Thursday, July 18, 2013

Reposting an Oldie: Mr. Jing Jangles

 I was walking down my street a few days ago and Angel told me that Mr. Jing Jangles died. He yelled from where he was sitting on his porch. I stopped in front of the gate and we talked about him. I asked if they were going to have a funeral. I didn't say it but I wondered if they would bury him in the back yard and pour a 40 into the dirt, give him the hand sign, a moment of silence. Amigo, L.A. fuh eva.
We had a nickname for him, I said.
What was it?
(Should I say it? Was it too disrespectful? Would it piss him off?) Mr Jing Jangles.
Angel nodded a good while. He wasn't smiling. I started to get a little nervous. Finally, he said, "I like that you called him Mister".

RIP Jing.

                                                      Can you tell this guy only speaks Spanish?

Because they are gang members, Carlos and his family do not sit outside. In fact except for a handful of occasions, I have not seen them outside all together much at all. This is in contrast to Eddie's family who is outside every day, selling used clothing and furniture on the sidewalk. Once in a while I will see them getting in or out of their cars, they have a white BMW and a black Escalade, or sometimes Carlos is outside watering the lawn, but they do not hang out. Their little dog, a Chihuahua named Chomper has free reign of the neighborhood. He is not friendly, but he’s not mean either, he just trots up and down the street like he’s heading somewhere important. This dog holds his head high!  Before we knew his real name we used to call him Mr. Jing Jangles and it kind of stuck: Mister because he seemed like an executive, and Jing Jangles because his balls were so big. They were huge, those things.

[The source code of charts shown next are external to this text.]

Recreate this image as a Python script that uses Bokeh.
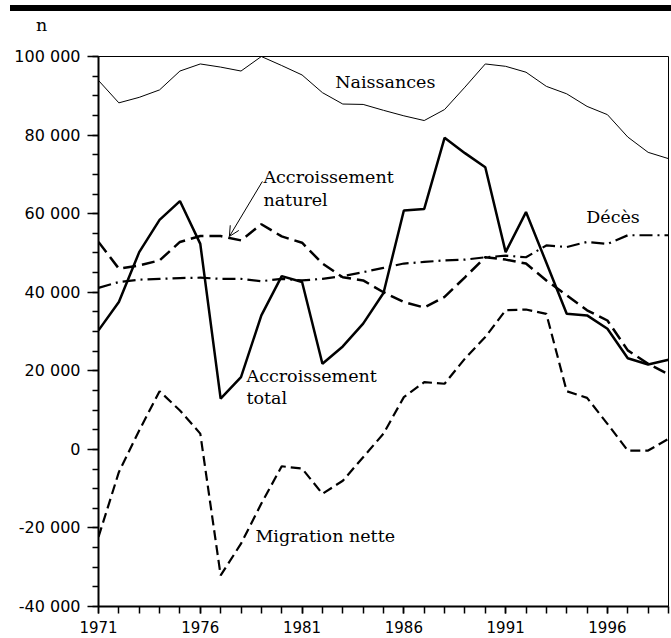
from bokeh.plotting import figure
from bokeh.models import Label, Arrow, OpenHead, FixedTicker, Div
from bokeh.layouts import column
from bokeh.embed import file_html
from bokeh.resources import INLINE

years = list(range(1971, 2000))

naissances = [93.9, 88.2, 89.6, 91.5, 96.3, 98.1, 97.3, 96.3, 100.0, 97.7, 95.3, 90.8, 87.9,
              87.8, 86.3, 84.9, 83.7, 86.5, 92.2, 98.1, 97.5, 96.0, 92.4, 90.5, 87.3, 85.2,
              79.5, 75.6, 74.0]
deces = [41.1, 42.6, 43.2, 43.4, 43.6, 43.7, 43.4, 43.4, 42.8, 43.4, 43.0, 43.4, 44.1,
         45.1, 46.2, 47.3, 47.7, 48.1, 48.3, 48.9, 49.3, 48.9, 51.9, 51.5, 52.8, 52.3,
         54.5, 54.5, 54.5]
acc_naturel = [52.8, 46.0, 46.8, 48.1, 52.8, 54.3, 54.3, 53.2, 57.3, 54.2, 52.6, 47.3, 43.8,
               43.0, 40.0, 37.5, 36.1, 38.8, 43.8, 48.9, 48.3, 47.3, 43.0, 39.2, 35.4, 32.8,
               25.2, 21.8, 19.1]
acc_total = [30.3, 37.5, 50.2, 58.4, 63.2, 52.3, 12.9, 18.4, 34.1, 44.1, 42.6, 21.8, 26.2,
             32.0, 39.8, 60.8, 61.2, 79.3, 75.4, 71.8, 50.2, 60.4, 47.5, 34.5, 34.1, 30.7,
             23.2, 21.6, 22.8]
migration = [-22.3, -5.8, 4.8, 14.8, 9.9, 4.0, -32.1, -24.0, -13.8, -4.3, -4.9, -11.3, -8.0,
             -2.0, 4.0, 13.3, 17.1, 16.7, 23.1, 28.6, 35.4, 35.6, 34.5, 14.8, 13.1, 6.5,
             -0.3, -0.3, 2.7]

x_ticks = [1971, 1976, 1981, 1986, 1991, 1996]
y_ticks = [-40000, -20000, 0, 20000, 40000, 60000, 80000, 100000]
y_tick_labels = ["-40 000", "-20 000", "0", "20 000", "40 000", "60 000", "80 000", "100 000"]
y_unit = "n"

def k(vals):
    return [v * 1000 for v in vals]

p = figure(width=671, height=603, output_backend="svg", toolbar_location=None,
           x_range=(1971, 1999), y_range=(-40000, 100000),
           min_border_left=98, min_border_right=3, min_border_top=24, min_border_bottom=29)
p.grid.visible = False
p.outline_line_color = "black"
p.outline_line_width = 1
p.background_fill_color = "white"
p.border_fill_color = "white"

p.line(years, k(naissances), line_color="black", line_width=1)
p.line(years, k(deces), line_color="black", line_width=2.2, line_dash="13 5 2 5")
p.line(years, k(acc_naturel), line_color="black", line_width=2.5, line_dash="13 6")
p.line(years, k(migration), line_color="black", line_width=2.2, line_dash="10 5")
p.line(years, k(acc_total), line_color="black", line_width=2.5)

# axes
xa = p.xaxis[0]
xa.ticker = FixedTicker(ticks=x_ticks, minor_ticks=years)
xa.axis_line_width = 2
xa.major_tick_out = 7
xa.major_tick_in = 0
xa.minor_tick_out = 7
xa.minor_tick_in = 0
xa.major_tick_line_width = 1.5
xa.minor_tick_line_width = 1.5
xa.major_label_standoff = 7
xa.major_label_text_font = "DejaVu Sans"
xa.major_label_text_font_size = "15px"
xa.major_label_text_color = "black"

ya = p.yaxis[0]
ya.ticker = FixedTicker(ticks=y_ticks, minor_ticks=list(range(-40000, 100001, 5000)))
ya.major_label_overrides = {t: l for t, l in zip(y_ticks, y_tick_labels)}
ya.axis_line_width = 2
ya.major_tick_out = 11
ya.major_tick_in = 0
ya.minor_tick_out = 6
ya.minor_tick_in = 0
ya.major_tick_line_width = 1.5
ya.minor_tick_line_width = 1.5
ya.major_label_standoff = 7
ya.major_label_text_font = "DejaVu Sans"
ya.major_label_text_font_size = "16px"
ya.major_label_text_color = "black"

def lab(x, y, t):
    p.add_layout(Label(x=x, y=y, text=t, text_font="DejaVu Serif", text_font_size="17.5px",
                       text_color="black", text_baseline="middle", text_align="left"))

lab(1982.63, 93500, "Naissances")
lab(1979.10, 69300, "Accroissement")
lab(1979.10, 63400, "naturel")
lab(1994.96, 59100, "Décès")
lab(1978.27, 18600, "Accroissement")
lab(1978.27, 13200, "total")
lab(1978.71, -22100, "Migration  nette")

p.add_layout(Arrow(x_start=1979.05, y_start=68200, x_end=1977.43, y_end=54200,
                   line_color="black", line_width=1,
                   end=OpenHead(size=10, line_color="black", line_width=1)))

header_html = (
    '<div style="background:#000;height:6px;width:661px"></div>'
    '<div style="font-family:\'DejaVu Serif\';font-size:17.5px;line-height:20px;'
    'margin:4px 0 0 26px;color:#000">' + y_unit + '</div>'
)
header = Div(text=header_html, width=661, height=27, margin=(5, 0, 0, 10))
layout = column(header, p, spacing=0)

open("out.html", "w").write(file_html(layout, INLINE))
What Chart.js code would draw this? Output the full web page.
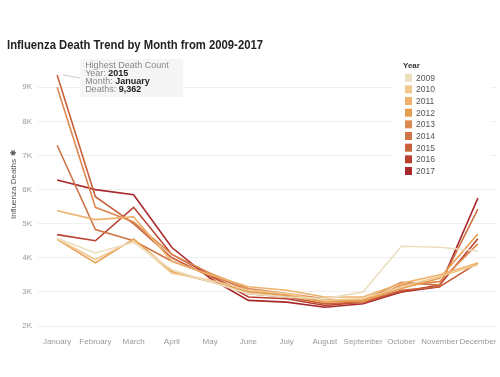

Hey Jing, hey Jingy, Jing-Jang come here!

We desperately wanted to pet him and make a fuss but he didn’t have time for us. He had places to go, things to do. A lot of people didn’t like him because he pooped on the sidewalk and chased their cats.  But I always marveled at how busy he was, how I’d never seen him sit. He just represented for his family: fearless, lawless and regret free.

When we first moved in, Carlos’ Grandfather was still alive. He was the only one who came outside, and he’d walk around the block from 9 in the morning to 12 noon, just shuffling, smoking and staring straight ahead. Then he’d go in for lunch and a nap, and sometimes around 3 or 4 he’d be back out to smoke and do his laps. Papi never looked at anyone, or said hello or had any expression on his face. He was like a sleep-walking Bugs Bunny, shuffling slowly through a busy intersection while cars and buses whizzed by him.

The only thing Papi did notice was Mr. Jing. Once in a while Papi would get lost, he would take a right instead of a left, or he would walk to the bus station and sit on a bench. He never went too far, and he usually knew to come back for lunch. If he was late though, Carlos' mother would send Jing out to find him. She'd hold the screen door open and give him specific instructions and he'd trot off, head high, balls jangling. A little while later he'd return, heading up the street so proud of himself, the old guy shuffling and smoking behind him.